Hardware (WMSMonitor)

  • dual core CPU
  • 20GB of hard disk space
  • 4 GB RAM


Hardware (DNS if used only for this purpose)

  • single core CPU (it can also be installed as a virtual machine)
  • 10GB of hard disk space
  • 1 GB RAM


Hardware (WMSs)

Each WMS should be installed in a dedicated HW (e.g.: no virtual machines). Number of cores, RAM, disk space and number of machine should be proportional to the VOs supported and the number of job submitted to the WMSs.


Physical vs Virtual Machines

Given the minimum hardware requirements there should not be any difference in using a Physical or Virtual Machine for the WMSMonitor and the DNS. However in the case of WMSMonitor the use of a database and the frequent disk access could be a limiting factor in using a Virtual Machine. For a small number of clients this should not represent an issue. The use of virtio can improve performances.

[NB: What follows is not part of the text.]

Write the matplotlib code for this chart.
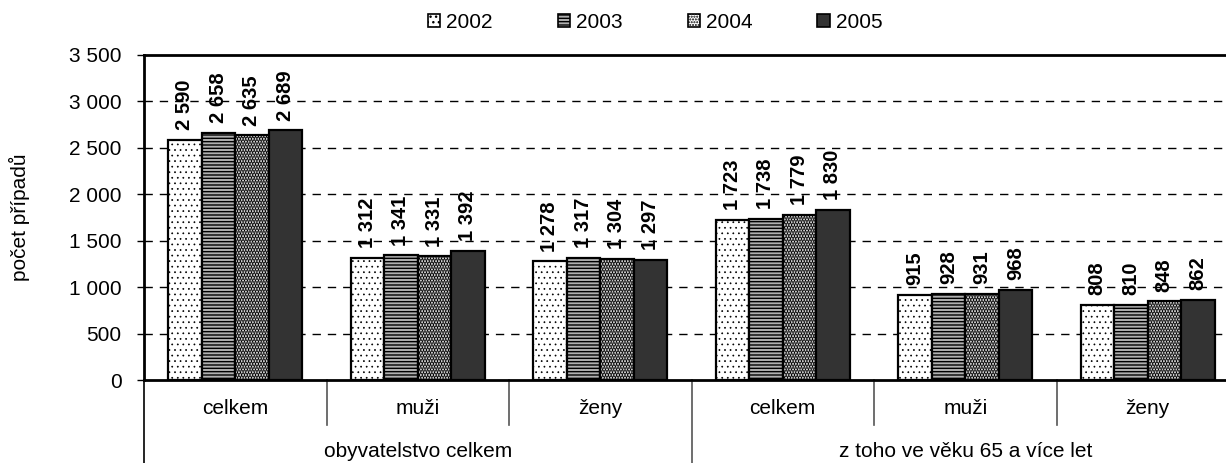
import matplotlib
matplotlib.use('Agg')
import matplotlib.pyplot as plt
from matplotlib.patches import Patch

plt.rcParams['font.family'] = ['Liberation Sans', 'DejaVu Sans']

years = ['2002', '2003', '2004', '2005']
subgroups = ['celkem', 'muži', 'ženy', 'celkem', 'muži', 'ženy']
groups = ['obyvatelstvo celkem', 'z toho ve věku 65 a více let']
v2002 = [2590, 1312, 1278, 1723, 915, 808]
v2003 = [2658, 1341, 1317, 1738, 928, 810]
v2004 = [2635, 1331, 1304, 1779, 931, 848]
v2005 = [2689, 1392, 1297, 1830, 968, 862]
series = [v2002, v2003, v2004, v2005]

faces = ['white', '#b0b0b0', 'white', '#333333']
hatches = ['...', '-----', '......', None]
hlw = [0.5, 1.0, 1.8, 1.0]
FS = 15

def fmt(v):
    return f"{v:,}".replace(",", " ")

fig = plt.figure(figsize=(12.26, 4.63), dpi=100)
ax = fig.add_axes([144/1226, 1-380/463, 1-144/1226, 325/463])

w = 0.1836
off = 0.132
for j, vals in enumerate(series):
    xs = [i + off + j*w + w/2 for i in range(len(vals))]
    with plt.rc_context({'hatch.linewidth': hlw[j]}):
        ax.bar(xs, vals, width=w, color=faces[j], hatch=hatches[j],
               edgecolor='black', linewidth=1.6, zorder=3)
    for x, v in zip(xs, vals):
        ax.annotate(fmt(v), (x, v), xytext=(0, 7), textcoords='offset points',
                    rotation=90, ha='center', va='bottom', fontsize=14.5,
                    fontweight='bold')

ax.set_ylim(0, 3500)
ax.set_xlim(0, (1226-144)/182.5)
ax.set_yticks(range(0, 3501, 500))
ax.set_yticklabels([fmt(v) for v in range(0, 3501, 500)], fontsize=FS)
ax.tick_params(axis='y', direction='out', length=5, width=1, pad=11)
ax.set_xticks([])
for y in range(500, 3500, 500):
    ax.axhline(y, color='black', linewidth=1, linestyle=(0, (6, 5)), zorder=1)

ax.spines['right'].set_visible(False)
ax.spines['top'].set_linewidth(2)
ax.spines['left'].set_linewidth(2)
ax.spines['bottom'].set_linewidth(2)
ax.set_ylabel('počet případů', fontsize=FS, labelpad=28)

tr = ax.get_xaxis_transform()
for b in range(1, 6):
    bottom = -0.255 if b == 3 else -0.138
    ax.plot([b, b], [0, bottom], transform=tr, color='#555555', linewidth=1.2,
            clip_on=False)
ax.plot([0, 0], [0, -0.255], transform=tr, color='black', linewidth=1.2, clip_on=False)
for i, s in enumerate(subgroups):
    ax.text(i + 0.5, -0.089, s, transform=tr, ha='center', va='center', fontsize=FS)
for k, g in enumerate(groups):
    ax.text(k*3 + 1.5, -0.2215, g, transform=tr, ha='center', va='center', fontsize=FS)

handles = []
for j in range(4):
    with plt.rc_context({'hatch.linewidth': hlw[j]}):
        handles.append(Patch(facecolor=faces[j], hatch=hatches[j], edgecolor='black',
                             linewidth=1.2, label=years[j]))
fig.legend(handles=handles, loc='center', bbox_to_anchor=(0.5345, 1-22/463), ncol=4,
           frameon=False, fontsize=FS, handlelength=0.6, handleheight=0.6,
           handletextpad=0.3, columnspacing=3.1)

fig.savefig('out.png', dpi=100)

DNS round robin load balacing

Load balancing is a technique to distribute workload evenly across two or more resources. A load balancing method, which does not necessarily require a dedicated software or hardware node, is called round robin DNS.

We can not assume that all the job submitted to the WMS will require the same amount of resources and thus generate the same resource load (this depends on the job request, if there are errors in the submission and the job needs to be resubmitted, how many times it must be resubmitted, etc.). The load depends also on the type of hardware in which the WMS is installed. For an effective load balancing, a pool of available WMS should be regularly updated and the WMSs that have a higher load should be removed from that pool. All the WMSs that are in the pool should be used in a round robin fashion based on the DNS name resolution. With the help of the sensors installed in each WMS, the loadbalancing takes care to add and remove the WMSs from the pool on the DNS by updating records mapping on the same hostname. This results in a hostname that maps to multiple IP addresses under the configured DNS zone. As an example: in dns.top.domain, add multiple A records mapping to the same hostname with multiple IP addresses

Zone wms.zone.domain name.wms.zone.domain IN A x.x.x.x name.wms.zone.domain IN A y.y.y.y name.wms.zone.domain IN A z.z.z.z

The 3 records are always served as answer but the order of the records will rotate in each DNS query. If the metrics on the test performed on one of those WMS report problems, the WMS is removed from the pool by removing the corresponding entry on the DNS. This mechanism provides fault tolerance of the WMSs.

In a similar way, a configurable number of WMSs that is under highest utilization is kept out of the pool to allow the submission of new jobs only to the WMSs that have less load.


Implementation

The metric measured by the wmsmonitor rely on sensors installed on each WMS. The detailed procedures for the WMS sensors and WMSMonitor server installation are available at this address:

https://twiki.cnaf.infn.it/twiki/bin/view/WMSMonitor/InstallationProcedureV2_1

An updated version of sensors and servers for the upcoming release of the WMS released in EMI will be available soon.